(PROBLEM) Transcribe the material exactly. Images do not belong in the copy.

(RAW DATA)
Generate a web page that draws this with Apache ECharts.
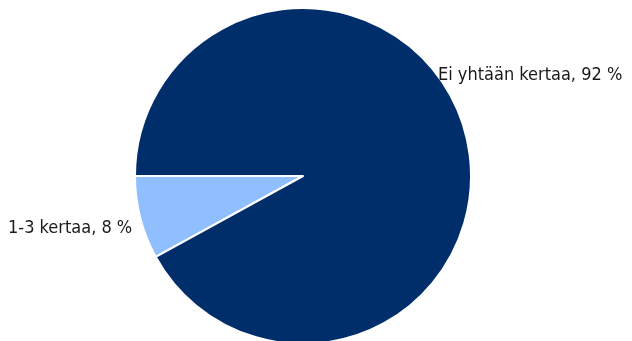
<!DOCTYPE html>
<html>
<head>
<meta charset="utf-8">
<script src="https://cdn.jsdelivr.net/npm/echarts@6/dist/echarts.min.js"></script>
<style>
  html, body { margin: 0; padding: 0; background: #fff; }
  #pie { width: 632px; height: 341px; }
</style>
</head>
<body>
<div id="pie"></div>
<script>
// categories and shares (%)
const categories = ['1-3 kertaa', 'Ei yhtään kertaa']
const shares = [8, 92]
const colors = ['#8fbfff', '#002e6a']

const labelSpots = [
  { x: 8, y: 228, align: 'left' },
  { x: 438, y: 75, align: 'left' }
]

const pieChart = echarts.init(document.getElementById('pie'))
pieChart.setOption({
  animation: false,
  series: [
    {
      type: 'pie',
      radius: 168,
      center: [303, 176],
      startAngle: 180,
      clockwise: false,
      data: categories.map((name, i) => ({
        name: name,
        value: shares[i],
        itemStyle: { color: colors[i] }
      })),
      itemStyle: { borderColor: '#fff', borderWidth: 2 },
      label: {
        show: true,
        position: 'outside',
        formatter: p => p.name + ', ' + p.value + ' %',
        color: '#1a1a1a',
        fontSize: 18,
        fontWeight: 'condensed',
        overflow: 'none',
        width: 300,
        fontFamily: '"DejaVu Sans"'
      },
      labelLine: { show: false },
      labelLayout: params => {
        const s = labelSpots[params.dataIndex]
        return { x: s.x, y: s.y, align: s.align, verticalAlign: 'middle' }
      },
      emphasis: { disabled: true }
    }
  ]
})
</script>
</body>
</html>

(RESPONSE TO THIS TASK)
Generate a web page that draws this with Apache ECharts.
<!DOCTYPE html>
<html>
<head>
<meta charset="utf-8">
<script src="https://cdn.jsdelivr.net/npm/echarts@6/dist/echarts.min.js"></script>
<style>
  html, body { margin: 0; padding: 0; background: #fff; }
  #pie { width: 632px; height: 341px; }
</style>
</head>
<body>
<div id="pie"></div>
<script>
// categories and shares (%)
const categories = ['1-3 kertaa', 'Ei yhtään kertaa']
const shares = [8, 92]
const colors = ['#8fbfff', '#002e6a']

const labelSpots = [
  { x: 8, y: 228, align: 'left' },
  { x: 438, y: 75, align: 'left' }
]

const pieChart = echarts.init(document.getElementById('pie'))
pieChart.setOption({
  animation: false,
  series: [
    {
      type: 'pie',
      radius: 168,
      center: [303, 176],
      startAngle: 180,
      clockwise: false,
      data: categories.map((name, i) => ({
        name: name,
        value: shares[i],
        itemStyle: { color: colors[i] }
      })),
      itemStyle: { borderColor: '#fff', borderWidth: 2 },
      label: {
        show: true,
        position: 'outside',
        formatter: p => p.name + ', ' + p.value + ' %',
        color: '#1a1a1a',
        fontSize: 18,
        fontWeight: 'condensed',
        overflow: 'none',
        width: 300,
        fontFamily: '"DejaVu Sans"'
      },
      labelLine: { show: false },
      labelLayout: params => {
        const s = labelSpots[params.dataIndex]
        return { x: s.x, y: s.y, align: s.align, verticalAlign: 'middle' }
      },
      emphasis: { disabled: true }
    }
  ]
})
</script>
</body>
</html>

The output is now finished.